In Honor of John M. Keynes

The difficulty lies, not in the new ideas, but in escaping from the old ones, which ramify, for those brought up as most of us have been, into every corner of our minds. -John M. Keynes

Friday, September 2, 2011

On Freefall #1

In this book, Joseph E. Stiglitz provided a holistic and in-depth analysis of the 2008 Great Recession. In this post (and many following ones), I would like to recapitulate the main theses of the book with my interpretations.

The causes

Many critics and commentators held Wall Streeters, and in particular their insatiable greed, responsible for this economic epidemic. However, Stiglitz believed that Wall Streeters were no greedier than an ordinary American. He saw far deeper causes than greed - a part of human nature.

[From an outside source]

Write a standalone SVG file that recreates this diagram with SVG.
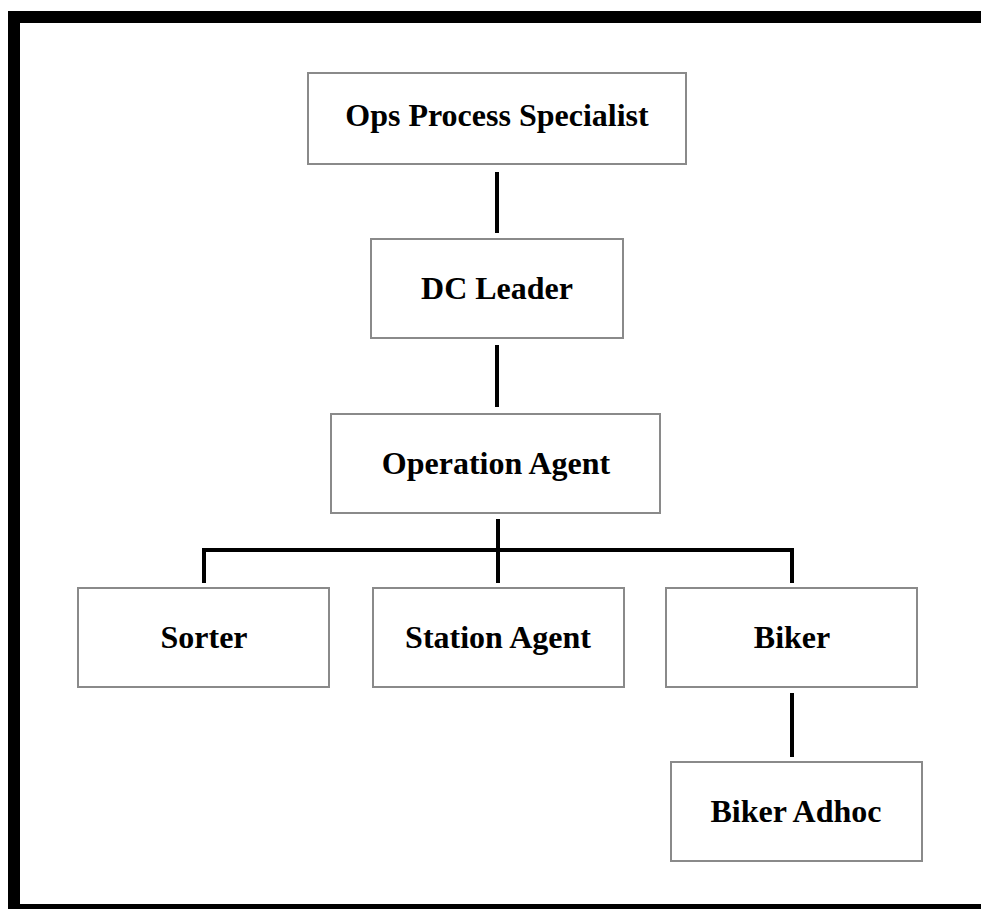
<svg xmlns="http://www.w3.org/2000/svg" width="981" height="909" viewBox="0 0 981 909">
<style>
.box{fill:#fff;stroke:#8a8a8a;stroke-width:2}
.lbl{font-family:"Liberation Serif","Times New Roman",serif;font-weight:bold;font-size:32px;fill:#000;text-anchor:middle}
.con{fill:none;stroke:#000;stroke-width:4}
</style>
<rect x="0" y="0" width="981" height="909" fill="#fff"/>
<rect x="14" y="17" width="1000" height="893" fill="none" stroke="#000" stroke-width="12"/>
<g id="connectors">
<line class="con" x1="497" y1="172" x2="497" y2="233"/>
<line class="con" x1="497" y1="345" x2="497" y2="407"/>
<line class="con" x1="498" y1="519" x2="498" y2="583"/>
<polyline class="con" points="204,583 204,550 792,550 792,583"/>
<line class="con" x1="792" y1="693" x2="792" y2="757"/>
</g>
<g id="ops"><rect class="box" x="308" y="73" width="378" height="91"/><text class="lbl" x="497" y="126">Ops Process Specialist</text></g>
<g id="dc"><rect class="box" x="371" y="239" width="252" height="99"/><text class="lbl" x="497" y="299">DC Leader</text></g>
<g id="oa"><rect class="box" x="331" y="414" width="329" height="99"/><text class="lbl" x="496" y="474">Operation Agent</text></g>
<g id="sorter"><rect class="box" x="78" y="588" width="251" height="99"/><text class="lbl" x="204" y="648">Sorter</text></g>
<g id="station"><rect class="box" x="373" y="588" width="251" height="99"/><text class="lbl" x="498" y="648">Station Agent</text></g>
<g id="biker"><rect class="box" x="666" y="588" width="251" height="99"/><text class="lbl" x="792" y="648">Biker</text></g>
<g id="adhoc"><rect class="box" x="671" y="762" width="251" height="99"/><text class="lbl" x="796" y="822">Biker Adhoc</text></g>
</svg>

  1. Misaligned Incentives. This is a fundamental problem underlying many other problems in the financial sector. The banks and other financial intermediaries were supposed to be the middlemen between lenders and borrowers, easing the process of searching and matching and providing some basic functions such as credit assessment. However, these financial institutions had no incentive to ease this process by reducing transaction costs because these costs were indeed revenues for them. One such example was the failure to provide an efficient Electronic Payment System which was absolutely viable given the current advancement in technology. Similarly, mortgage dealers, who saw extra profits from collecting mortgage restructuring fees, would encourage borrowers to take on mortgages beyond their ability to repay and later offer them mortgage refinancing.
  2. Conflicting Interests. When commercial banks were allowed to merge with investment banks, a severe problem of conflicting interests arose. Typically commercial banks should be more risk averse since they were responsible for their depositors' savings. On the other hand, investment banks tended to be more risk taking as they sought more profits. When these two different types of banks merged, the new entities, with more funds to play with, often undertook many gambling behaviors, putting depositors' money at stake.
  3. Ill-conceived Financial Innovations. Innovations were supposed to bring more good than evil to the society as a whole. In particular, financial innovations should help people manage risk better and make the process easier. However, due to the mismatch between duties and incentives of the financial institutions, many complicated financial innovations such as collateralized debt obligations (CDO) and credit default swaps (CDS) in fact increased the risks enormously (due to the hidden systematic risks that were not accounted for by their ratings) and rendered risk assessment almost impossible (due to their complexity). These innovations helped build record high accounting profits, but the institutions' actual positions were elusive.
  4. Deregulation. Since Clinton's term, special interest groups in the financial sector had gained enough political power and successfully shielded the industry from governmental scrutiny. Furthermore, the regulators of the various financial institutions were themselves from Wall Street; they often shared a common interest with those being monitored. This lack of effective regulation made possible all these crafty innovations and mergers of commercial and investment banks on top of many illicit fraudulent behaviors.
  5. Loose Monetary Policies. Federal Reserve had long kept the interest rate at low level, flooding the economy with liquidity. This discouraged savings and encouraged more risky investments. In particular, financing through mortgage and mortgage restructuring appeared very lucrative when the interest rate was low, and helped sustain a normally unsustainable level of consumption.
  6. False Belief in Free Markets. The fervent belief in free markets was the ideological cause of this crisis. Free market fundamentalists were predominant in both Wall Street and Washington D.C. They supported the deregulation movement which eventually led to an over-sized, inefficient and irresponsible financial sector.